Supplied data -
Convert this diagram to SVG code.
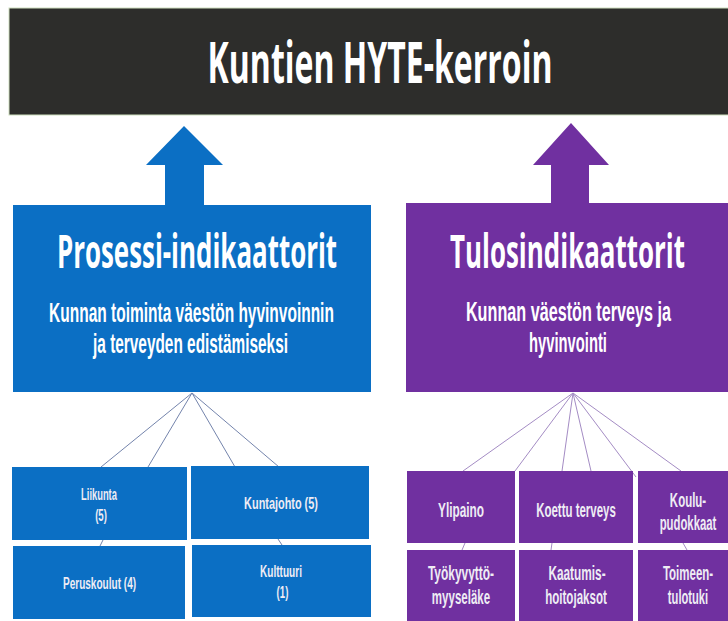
<svg xmlns="http://www.w3.org/2000/svg" width="728" height="621" viewBox="0 0 728 621">
<style>
.bg{fill:#ffffff}
.banner{fill:#2d2d2b;stroke:#cfe0bf;stroke-width:1}
.blue{fill:#0b6fc4}
.purple{fill:#7030a0}
.big{font-family:"Open Sans","Liberation Sans",sans-serif;font-weight:bold;fill:#ffffff;text-anchor:middle}
.sub{font-family:"Liberation Sans","Arial",sans-serif;font-weight:bold;fill:#ffffff;text-anchor:middle;font-size:27px}
.small{font-family:"Liberation Sans","Arial",sans-serif;font-weight:bold;fill:#eeecf4;text-anchor:middle}
.sb{font-size:17px}
.sp{font-size:21px}
.lb{stroke:#7484ac;stroke-width:1;fill:none}
.lp{stroke:#a48cc4;stroke-width:1;fill:none}
</style>
<rect class="bg" x="0" y="0" width="728" height="621"/>

<g id="banner">
<rect class="banner" x="9" y="8" width="725" height="107"/>
<text class="big" transform="translate(380,83) scale(0.55,1)" font-size="58" textLength="627" lengthAdjust="spacingAndGlyphs">Kuntien HYTE-kerroin</text>
</g>

<g id="connectors">
<polygon class="blue" points="184,126 223,165 204,165 204,206 165,206 165,165 146,165"/>
<polygon class="purple" points="571,123 609,165 589,165 589,204 551,204 551,165 533,165"/>
<path class="lb" d="M192,393 L101,467 M192,393 L148,467 M192,393 L235,467 M192,393 L279,467 M103,540 L100,546 M278,539 L282,545"/>
<path class="lp" d="M573,393 L463,471 M573,393 L515,471 M573,393 L562,471 M573,393 L591,471 M573,393 L636,477 M573,393 L681,471 M465,543 L462,550 M552,543 L551,550 M683,543 L687,550"/>
</g>

<g id="prosessi">
<rect class="blue" x="13" y="205" width="358" height="187"/>
<text class="big" transform="translate(197,268) scale(0.556,1)" font-size="46" textLength="504" lengthAdjust="spacingAndGlyphs">Prosessi-indikaattorit</text>
<text class="sub" transform="translate(191.5,322) scale(0.573,1)" textLength="497" lengthAdjust="spacingAndGlyphs">Kunnan toiminta väestön hyvinvoinnin</text>
<text class="sub" transform="translate(190.5,353) scale(0.57,1)" textLength="342" lengthAdjust="spacingAndGlyphs">ja terveyden edistämiseksi</text>
</g>

<g id="tulos">
<rect class="purple" x="406" y="203" width="330" height="189"/>
<text class="big" transform="translate(567.5,268) scale(0.557,1)" font-size="46" textLength="422" lengthAdjust="spacingAndGlyphs">Tulosindikaattorit</text>
<text class="sub" transform="translate(568.5,321) scale(0.6,1)" textLength="342" lengthAdjust="spacingAndGlyphs">Kunnan väestön terveys ja</text>
<text class="sub" transform="translate(568,352) scale(0.547,1)" textLength="142.5" lengthAdjust="spacingAndGlyphs">hyvinvointi</text>
</g>

<g id="liikunta">
<rect class="blue" x="12" y="467" width="175" height="73"/>
<text class="small sb" transform="translate(99,500) scale(0.56,1)" textLength="64" lengthAdjust="spacingAndGlyphs">Liikunta</text>
<text class="small sb" transform="translate(101,521) scale(0.56,1)" textLength="21" lengthAdjust="spacingAndGlyphs">(5)</text>
</g>
<g id="kuntajohto">
<rect class="blue" x="191" y="466" width="178" height="73"/>
<text class="small sb" transform="translate(281,509) scale(0.6,1)" textLength="123" lengthAdjust="spacingAndGlyphs">Kuntajohto (5)</text>
</g>
<g id="peruskoulut">
<rect class="blue" x="13" y="546" width="172" height="73"/>
<text class="small sb" transform="translate(99.5,589) scale(0.59,1)" textLength="124" lengthAdjust="spacingAndGlyphs">Peruskoulut (4)</text>
</g>
<g id="kulttuuri">
<rect class="blue" x="192" y="545" width="179" height="72"/>
<text class="small sb" transform="translate(281,577) scale(0.59,1)" textLength="71" lengthAdjust="spacingAndGlyphs">Kulttuuri</text>
<text class="small sb" transform="translate(282.5,598) scale(0.59,1)" textLength="20" lengthAdjust="spacingAndGlyphs">(1)</text>
</g>

<g id="ylipaino">
<rect class="purple" x="407" y="471" width="108" height="72"/>
<text class="small sp" transform="translate(461,517) scale(0.56,1)" textLength="82" lengthAdjust="spacingAndGlyphs">Ylipaino</text>
</g>
<g id="koettu">
<rect class="purple" x="519" y="471" width="114" height="72"/>
<text class="small sp" transform="translate(576,517) scale(0.55,1)" textLength="145" lengthAdjust="spacingAndGlyphs">Koettu terveys</text>
</g>
<g id="koulupudokkaat">
<rect class="purple" x="638" y="471" width="100" height="72"/>
<text class="small sp" transform="translate(688,507) scale(0.55,1)" textLength="66" lengthAdjust="spacingAndGlyphs">Koulu-</text>
<text class="small sp" transform="translate(688,530) scale(0.54,1)" textLength="105" lengthAdjust="spacingAndGlyphs">pudokkaat</text>
</g>
<g id="tyokyvyttomyys">
<rect class="purple" x="407" y="550" width="108" height="75"/>
<text class="small sp" transform="translate(461,580) scale(0.56,1)" textLength="118" lengthAdjust="spacingAndGlyphs">Työkyvyttö-</text>
<text class="small sp" transform="translate(461,604) scale(0.55,1)" textLength="106" lengthAdjust="spacingAndGlyphs">myyseläke</text>
</g>
<g id="kaatumis">
<rect class="purple" x="519" y="550" width="114" height="75"/>
<text class="small sp" transform="translate(577,580) scale(0.56,1)" textLength="102" lengthAdjust="spacingAndGlyphs">Kaatumis-</text>
<text class="small sp" transform="translate(576,604) scale(0.55,1)" textLength="112" lengthAdjust="spacingAndGlyphs">hoitojaksot</text>
</g>
<g id="toimeentulotuki">
<rect class="purple" x="638" y="550" width="100" height="75"/>
<text class="small sp" transform="translate(688,580) scale(0.54,1)" textLength="93" lengthAdjust="spacingAndGlyphs">Toimeen-</text>
<text class="small sp" transform="translate(688,604) scale(0.53,1)" textLength="76" lengthAdjust="spacingAndGlyphs">tulotuki</text>
</g>
</svg>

What is required -
Reproduce the full material exactly, excluding the pictures.

Solution to the problem -
Convert this diagram to SVG code.
<svg xmlns="http://www.w3.org/2000/svg" width="728" height="621" viewBox="0 0 728 621">
<style>
.bg{fill:#ffffff}
.banner{fill:#2d2d2b;stroke:#cfe0bf;stroke-width:1}
.blue{fill:#0b6fc4}
.purple{fill:#7030a0}
.big{font-family:"Open Sans","Liberation Sans",sans-serif;font-weight:bold;fill:#ffffff;text-anchor:middle}
.sub{font-family:"Liberation Sans","Arial",sans-serif;font-weight:bold;fill:#ffffff;text-anchor:middle;font-size:27px}
.small{font-family:"Liberation Sans","Arial",sans-serif;font-weight:bold;fill:#eeecf4;text-anchor:middle}
.sb{font-size:17px}
.sp{font-size:21px}
.lb{stroke:#7484ac;stroke-width:1;fill:none}
.lp{stroke:#a48cc4;stroke-width:1;fill:none}
</style>
<rect class="bg" x="0" y="0" width="728" height="621"/>

<g id="banner">
<rect class="banner" x="9" y="8" width="725" height="107"/>
<text class="big" transform="translate(380,83) scale(0.55,1)" font-size="58" textLength="627" lengthAdjust="spacingAndGlyphs">Kuntien HYTE-kerroin</text>
</g>

<g id="connectors">
<polygon class="blue" points="184,126 223,165 204,165 204,206 165,206 165,165 146,165"/>
<polygon class="purple" points="571,123 609,165 589,165 589,204 551,204 551,165 533,165"/>
<path class="lb" d="M192,393 L101,467 M192,393 L148,467 M192,393 L235,467 M192,393 L279,467 M103,540 L100,546 M278,539 L282,545"/>
<path class="lp" d="M573,393 L463,471 M573,393 L515,471 M573,393 L562,471 M573,393 L591,471 M573,393 L636,477 M573,393 L681,471 M465,543 L462,550 M552,543 L551,550 M683,543 L687,550"/>
</g>

<g id="prosessi">
<rect class="blue" x="13" y="205" width="358" height="187"/>
<text class="big" transform="translate(197,268) scale(0.556,1)" font-size="46" textLength="504" lengthAdjust="spacingAndGlyphs">Prosessi-indikaattorit</text>
<text class="sub" transform="translate(191.5,322) scale(0.573,1)" textLength="497" lengthAdjust="spacingAndGlyphs">Kunnan toiminta väestön hyvinvoinnin</text>
<text class="sub" transform="translate(190.5,353) scale(0.57,1)" textLength="342" lengthAdjust="spacingAndGlyphs">ja terveyden edistämiseksi</text>
</g>

<g id="tulos">
<rect class="purple" x="406" y="203" width="330" height="189"/>
<text class="big" transform="translate(567.5,268) scale(0.557,1)" font-size="46" textLength="422" lengthAdjust="spacingAndGlyphs">Tulosindikaattorit</text>
<text class="sub" transform="translate(568.5,321) scale(0.6,1)" textLength="342" lengthAdjust="spacingAndGlyphs">Kunnan väestön terveys ja</text>
<text class="sub" transform="translate(568,352) scale(0.547,1)" textLength="142.5" lengthAdjust="spacingAndGlyphs">hyvinvointi</text>
</g>

<g id="liikunta">
<rect class="blue" x="12" y="467" width="175" height="73"/>
<text class="small sb" transform="translate(99,500) scale(0.56,1)" textLength="64" lengthAdjust="spacingAndGlyphs">Liikunta</text>
<text class="small sb" transform="translate(101,521) scale(0.56,1)" textLength="21" lengthAdjust="spacingAndGlyphs">(5)</text>
</g>
<g id="kuntajohto">
<rect class="blue" x="191" y="466" width="178" height="73"/>
<text class="small sb" transform="translate(281,509) scale(0.6,1)" textLength="123" lengthAdjust="spacingAndGlyphs">Kuntajohto (5)</text>
</g>
<g id="peruskoulut">
<rect class="blue" x="13" y="546" width="172" height="73"/>
<text class="small sb" transform="translate(99.5,589) scale(0.59,1)" textLength="124" lengthAdjust="spacingAndGlyphs">Peruskoulut (4)</text>
</g>
<g id="kulttuuri">
<rect class="blue" x="192" y="545" width="179" height="72"/>
<text class="small sb" transform="translate(281,577) scale(0.59,1)" textLength="71" lengthAdjust="spacingAndGlyphs">Kulttuuri</text>
<text class="small sb" transform="translate(282.5,598) scale(0.59,1)" textLength="20" lengthAdjust="spacingAndGlyphs">(1)</text>
</g>

<g id="ylipaino">
<rect class="purple" x="407" y="471" width="108" height="72"/>
<text class="small sp" transform="translate(461,517) scale(0.56,1)" textLength="82" lengthAdjust="spacingAndGlyphs">Ylipaino</text>
</g>
<g id="koettu">
<rect class="purple" x="519" y="471" width="114" height="72"/>
<text class="small sp" transform="translate(576,517) scale(0.55,1)" textLength="145" lengthAdjust="spacingAndGlyphs">Koettu terveys</text>
</g>
<g id="koulupudokkaat">
<rect class="purple" x="638" y="471" width="100" height="72"/>
<text class="small sp" transform="translate(688,507) scale(0.55,1)" textLength="66" lengthAdjust="spacingAndGlyphs">Koulu-</text>
<text class="small sp" transform="translate(688,530) scale(0.54,1)" textLength="105" lengthAdjust="spacingAndGlyphs">pudokkaat</text>
</g>
<g id="tyokyvyttomyys">
<rect class="purple" x="407" y="550" width="108" height="75"/>
<text class="small sp" transform="translate(461,580) scale(0.56,1)" textLength="118" lengthAdjust="spacingAndGlyphs">Työkyvyttö-</text>
<text class="small sp" transform="translate(461,604) scale(0.55,1)" textLength="106" lengthAdjust="spacingAndGlyphs">myyseläke</text>
</g>
<g id="kaatumis">
<rect class="purple" x="519" y="550" width="114" height="75"/>
<text class="small sp" transform="translate(577,580) scale(0.56,1)" textLength="102" lengthAdjust="spacingAndGlyphs">Kaatumis-</text>
<text class="small sp" transform="translate(576,604) scale(0.55,1)" textLength="112" lengthAdjust="spacingAndGlyphs">hoitojaksot</text>
</g>
<g id="toimeentulotuki">
<rect class="purple" x="638" y="550" width="100" height="75"/>
<text class="small sp" transform="translate(688,580) scale(0.54,1)" textLength="93" lengthAdjust="spacingAndGlyphs">Toimeen-</text>
<text class="small sp" transform="translate(688,604) scale(0.53,1)" textLength="76" lengthAdjust="spacingAndGlyphs">tulotuki</text>
</g>
</svg>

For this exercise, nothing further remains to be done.